Cheltenham kicks off tomorrow and while things might be a bit different this year due to Covid, there's one thing that is sure to raise a smile – the wacky racehorse names.
Whether it's a tongue-twister to make a commentator sweat or an X-rated moniker that somehow has slipped through the standards' net, there have been some side-splitting names in racing history.
Here Daily Star saddles up for a look at some of the funniest.
Sheila Blige: But will she? This chestnut filly only had one win in 12 races between 2001 and 2002.
Hoof Hearted: This nag’s a real gas when you say its name fast.
Geespot: A cheeky moniker perfect for the offspring of Pursuit Of Love and My Discovery.
Bad News: This nag got its name because “bad news travels fast”. It went on to win 47 races over eight years.
Sotally Tober: You can only pronounce this right after a couple of Guinnesses.
Maythehorsebewithyou: One for the Star Wars fans, this horse used the force to come fifth in Australia’s famous Melbourne Cup.
Wear The Fox Hat: Sadly this naughty name was spotted by an eagle-eyed official on his debut outing – and, after some quick paperwork, had to run under “Noname”.

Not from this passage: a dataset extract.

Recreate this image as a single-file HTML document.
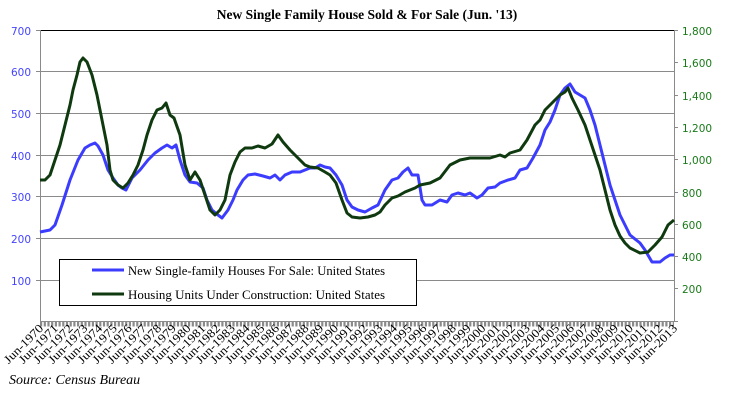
<!DOCTYPE html>
<html><head><meta charset="utf-8"><style>
body{margin:0;background:#fff;}
svg{display:block;}
</style></head><body>
<svg width="734" height="401" xmlns="http://www.w3.org/2000/svg">
<rect width="734" height="401" fill="#fff"/>
<text x="367" y="19" text-anchor="middle" font-family="Liberation Serif, serif" font-weight="bold" font-size="13.5">New Single Family House Sold &amp; For Sale (Jun. '13)</text>
<g stroke="#8a8a8a" stroke-width="1">
<line x1="40" y1="30.5" x2="674" y2="30.5" stroke="#000"/>
<line x1="40" y1="71.5" x2="674" y2="71.5"/>
<line x1="40" y1="113.5" x2="674" y2="113.5"/>
<line x1="40" y1="155.5" x2="674" y2="155.5"/>
<line x1="40" y1="196.5" x2="674" y2="196.5"/>
<line x1="40" y1="238.5" x2="674" y2="238.5"/>
<line x1="40" y1="280.5" x2="674" y2="280.5"/>
<line x1="40.5" y1="30" x2="40.5" y2="322"/>
<line x1="674.5" y1="30" x2="674.5" y2="322"/>
<line x1="40" y1="321.5" x2="675" y2="321.5"/>
<line x1="36" y1="30.5" x2="40" y2="30.5"/><line x1="36" y1="71.5" x2="40" y2="71.5"/><line x1="36" y1="113.5" x2="40" y2="113.5"/><line x1="36" y1="155.5" x2="40" y2="155.5"/><line x1="36" y1="196.5" x2="40" y2="196.5"/><line x1="36" y1="238.5" x2="40" y2="238.5"/><line x1="36" y1="280.5" x2="40" y2="280.5"/>
<line x1="674" y1="30.5" x2="678" y2="30.5"/><line x1="674" y1="62.5" x2="678" y2="62.5"/><line x1="674" y1="95.5" x2="678" y2="95.5"/><line x1="674" y1="127.5" x2="678" y2="127.5"/><line x1="674" y1="159.5" x2="678" y2="159.5"/><line x1="674" y1="192.5" x2="678" y2="192.5"/><line x1="674" y1="224.5" x2="678" y2="224.5"/><line x1="674" y1="256.5" x2="678" y2="256.5"/><line x1="674" y1="288.5" x2="678" y2="288.5"/><line x1="674" y1="321.5" x2="678" y2="321.5"/>
</g>
<line x1="40" y1="324" x2="674" y2="324" stroke="#8a8a8a" stroke-width="5" stroke-dasharray="2.2 1.5"/>
<g font-family="DejaVu Sans, sans-serif" font-size="10.5" fill="#4444ff" text-anchor="end">
<text x="31" y="35">700</text><text x="31" y="76">600</text><text x="31" y="118">500</text><text x="31" y="160">400</text><text x="31" y="201">300</text><text x="31" y="243">200</text><text x="31" y="285">100</text>
</g>
<g font-family="DejaVu Sans, sans-serif" font-size="10.5" fill="#1a7a1a" text-anchor="start">
<text x="682" y="35">1,800</text><text x="682" y="67">1,600</text><text x="682" y="100">1,400</text><text x="682" y="132">1,200</text><text x="682" y="164">1,000</text><text x="682" y="197">800</text><text x="682" y="229">600</text><text x="682" y="261">400</text><text x="682" y="293">200</text>
</g>
<polyline fill="none" stroke="#3c3cff" stroke-width="3" stroke-linejoin="round" points="40,232 50,230 55,225 62,205 70,180 78,160 85,148 90,145 95,143 98,146 103,155 108,170 113,178 118,185 122,188 126,190 132,178 140,170 148,160 155,153 162,148 167,145 172,148 176,145 180,160 185,175 190,182 197,183 203,188 207,200 212,210 218,215 222,218 228,210 233,200 237,190 243,180 248,175 255,174 263,176 270,178 275,175 280,180 285,175 292,172 300,172 305,170 310,168 315,168 320,165 325,167 330,168 336,175 342,185 347,200 352,207 358,210 365,212 372,208 378,205 385,190 392,180 398,178 403,172 408,168 412,175 418,175 422,200 425,205 432,205 440,200 447,202 452,195 458,193 465,195 470,193 477,198 482,195 488,188 495,187 500,183 508,180 515,178 520,170 527,168 533,158 540,145 545,130 550,122 555,110 560,95 565,88 570,84 575,92 580,95 585,98 590,110 595,125 600,145 605,165 610,185 615,200 620,215 625,225 630,235 640,243 645,250 652,262 660,262 665,258 670,255 674,255"/>
<polyline fill="none" stroke="#0f3a0f" stroke-width="3" stroke-linejoin="round" points="40,180 45,180 50,175 55,160 60,145 65,125 70,105 73,90 77,75 80,62 83,58 87,62 92,75 97,95 103,125 107,145 110,170 113,180 118,185 123,188 128,183 133,175 138,165 143,150 147,135 152,120 157,110 162,108 166,103 170,115 174,118 180,135 185,165 190,180 195,172 200,180 205,195 210,210 215,215 220,210 225,200 230,175 235,162 240,152 245,148 252,148 258,146 265,148 272,144 278,135 283,142 290,150 295,155 300,160 305,165 310,167 318,168 325,172 330,175 336,183 342,200 347,213 352,217 360,218 368,217 375,215 380,212 385,205 392,198 398,196 405,192 410,190 415,188 420,185 430,183 440,178 450,165 460,160 470,158 480,158 490,158 500,155 505,157 510,153 520,150 527,140 535,125 540,120 545,110 550,105 555,100 560,95 565,92 568,88 572,98 578,110 585,125 590,140 595,155 600,170 605,190 610,210 615,225 620,236 625,243 630,248 640,253 648,252 655,245 662,237 668,225 674,220"/>
<rect x="59.5" y="259.5" width="357" height="46" fill="#fff" stroke="#000" stroke-width="1"/>
<line x1="92" y1="270" x2="124" y2="270" stroke="#3c3cff" stroke-width="3"/>
<line x1="92" y1="294" x2="124" y2="294" stroke="#0f3a0f" stroke-width="3"/>
<g font-family="Liberation Serif, serif" font-size="12.5" fill="#000">
<text x="128" y="275" textLength="257" lengthAdjust="spacingAndGlyphs">New Single-family Houses For Sale: United States</text>
<text x="128" y="299" textLength="257" lengthAdjust="spacingAndGlyphs">Housing Units Under Construction: United States</text>
</g>
<g font-family="Liberation Serif, serif" font-size="12" fill="#000" text-anchor="end">
<text transform="translate(44,329) rotate(-45)" textLength="50" lengthAdjust="spacingAndGlyphs">Jun-1970</text>
<text transform="translate(58.7,329) rotate(-45)" textLength="50" lengthAdjust="spacingAndGlyphs">Jun-1971</text>
<text transform="translate(73.5,329) rotate(-45)" textLength="50" lengthAdjust="spacingAndGlyphs">Jun-1972</text>
<text transform="translate(88.2,329) rotate(-45)" textLength="50" lengthAdjust="spacingAndGlyphs">Jun-1973</text>
<text transform="translate(103,329) rotate(-45)" textLength="50" lengthAdjust="spacingAndGlyphs">Jun-1974</text>
<text transform="translate(117.7,329) rotate(-45)" textLength="50" lengthAdjust="spacingAndGlyphs">Jun-1975</text>
<text transform="translate(132.5,329) rotate(-45)" textLength="50" lengthAdjust="spacingAndGlyphs">Jun-1976</text>
<text transform="translate(147.2,329) rotate(-45)" textLength="50" lengthAdjust="spacingAndGlyphs">Jun-1977</text>
<text transform="translate(162,329) rotate(-45)" textLength="50" lengthAdjust="spacingAndGlyphs">Jun-1978</text>
<text transform="translate(176.7,329) rotate(-45)" textLength="50" lengthAdjust="spacingAndGlyphs">Jun-1979</text>
<text transform="translate(191.4,329) rotate(-45)" textLength="50" lengthAdjust="spacingAndGlyphs">Jun-1980</text>
<text transform="translate(206.2,329) rotate(-45)" textLength="50" lengthAdjust="spacingAndGlyphs">Jun-1981</text>
<text transform="translate(220.9,329) rotate(-45)" textLength="50" lengthAdjust="spacingAndGlyphs">Jun-1982</text>
<text transform="translate(235.7,329) rotate(-45)" textLength="50" lengthAdjust="spacingAndGlyphs">Jun-1983</text>
<text transform="translate(250.4,329) rotate(-45)" textLength="50" lengthAdjust="spacingAndGlyphs">Jun-1984</text>
<text transform="translate(265.2,329) rotate(-45)" textLength="50" lengthAdjust="spacingAndGlyphs">Jun-1985</text>
<text transform="translate(279.9,329) rotate(-45)" textLength="50" lengthAdjust="spacingAndGlyphs">Jun-1986</text>
<text transform="translate(294.6,329) rotate(-45)" textLength="50" lengthAdjust="spacingAndGlyphs">Jun-1987</text>
<text transform="translate(309.4,329) rotate(-45)" textLength="50" lengthAdjust="spacingAndGlyphs">Jun-1988</text>
<text transform="translate(324.1,329) rotate(-45)" textLength="50" lengthAdjust="spacingAndGlyphs">Jun-1989</text>
<text transform="translate(338.9,329) rotate(-45)" textLength="50" lengthAdjust="spacingAndGlyphs">Jun-1990</text>
<text transform="translate(353.6,329) rotate(-45)" textLength="50" lengthAdjust="spacingAndGlyphs">Jun-1991</text>
<text transform="translate(368.4,329) rotate(-45)" textLength="50" lengthAdjust="spacingAndGlyphs">Jun-1992</text>
<text transform="translate(383.1,329) rotate(-45)" textLength="50" lengthAdjust="spacingAndGlyphs">Jun-1993</text>
<text transform="translate(397.9,329) rotate(-45)" textLength="50" lengthAdjust="spacingAndGlyphs">Jun-1994</text>
<text transform="translate(412.6,329) rotate(-45)" textLength="50" lengthAdjust="spacingAndGlyphs">Jun-1995</text>
<text transform="translate(427.3,329) rotate(-45)" textLength="50" lengthAdjust="spacingAndGlyphs">Jun-1996</text>
<text transform="translate(442.1,329) rotate(-45)" textLength="50" lengthAdjust="spacingAndGlyphs">Jun-1997</text>
<text transform="translate(456.8,329) rotate(-45)" textLength="50" lengthAdjust="spacingAndGlyphs">Jun-1998</text>
<text transform="translate(471.6,329) rotate(-45)" textLength="50" lengthAdjust="spacingAndGlyphs">Jun-1999</text>
<text transform="translate(486.3,329) rotate(-45)" textLength="50" lengthAdjust="spacingAndGlyphs">Jun-2000</text>
<text transform="translate(501.1,329) rotate(-45)" textLength="50" lengthAdjust="spacingAndGlyphs">Jun-2001</text>
<text transform="translate(515.8,329) rotate(-45)" textLength="50" lengthAdjust="spacingAndGlyphs">Jun-2002</text>
<text transform="translate(530.6,329) rotate(-45)" textLength="50" lengthAdjust="spacingAndGlyphs">Jun-2003</text>
<text transform="translate(545.3,329) rotate(-45)" textLength="50" lengthAdjust="spacingAndGlyphs">Jun-2004</text>
<text transform="translate(560,329) rotate(-45)" textLength="50" lengthAdjust="spacingAndGlyphs">Jun-2005</text>
<text transform="translate(574.8,329) rotate(-45)" textLength="50" lengthAdjust="spacingAndGlyphs">Jun-2006</text>
<text transform="translate(589.5,329) rotate(-45)" textLength="50" lengthAdjust="spacingAndGlyphs">Jun-2007</text>
<text transform="translate(604.3,329) rotate(-45)" textLength="50" lengthAdjust="spacingAndGlyphs">Jun-2008</text>
<text transform="translate(619,329) rotate(-45)" textLength="50" lengthAdjust="spacingAndGlyphs">Jun-2009</text>
<text transform="translate(633.8,329) rotate(-45)" textLength="50" lengthAdjust="spacingAndGlyphs">Jun-2010</text>
<text transform="translate(648.5,329) rotate(-45)" textLength="50" lengthAdjust="spacingAndGlyphs">Jun-2011</text>
<text transform="translate(663.3,329) rotate(-45)" textLength="50" lengthAdjust="spacingAndGlyphs">Jun-2012</text>
<text transform="translate(678,329) rotate(-45)" textLength="50" lengthAdjust="spacingAndGlyphs">Jun-2013</text>
</g>
<text x="9" y="384" font-family="Liberation Serif, serif" font-style="italic" font-size="14" fill="#000">Source: Census Bureau</text>
</svg>
</body></html>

Whykickamoocow: Pity the commentator that had to shout out this US horse’s moniker.
Weareagrandmother: If you want to name your horse after a person, you have to have their permission. Margaret Thatcher turned down writer Clement Freud – so he came up with this.
Passing Wind: No wonder he won by a distance on both his first-placed races… you wouldn’t want to be behind.
Noble Locks: Say it quickly – but not in polite company.
Finmental: No-one really noticed this naughty name until another horse ran called Hesfinmentaltoo.
DoReMiFaSaLaTiDo: Someone’s a fan of The Sound Of Music, but probably not the announcer who had to shout
Ha Ha Ha: The last laugh was on the owners – in a six-race career, he finished last twice and was pulled up on two other occasions.
Arrrrr: Whoever named this American gelding must have been watching too much pirate TV.
Step on Degas: A highbrow pun for this racer.
Some Horse/Another Horse: Former Liverpool team-mates Robbie Fowler and Steve McManaman bought these two – another fail for commentators.
Big T*ts: This French-trained filly boobed on the track, finishing unplaced in six races.
● Others failed to make it past the British Horse Racing Authority. But we can just about mention: Chit Hot, Harry Balzitch, Pee Ness, Hucking Fell, Norfolk Enchants, Ivana Tinkle, OliBeefHooked, Pee Nesenvy.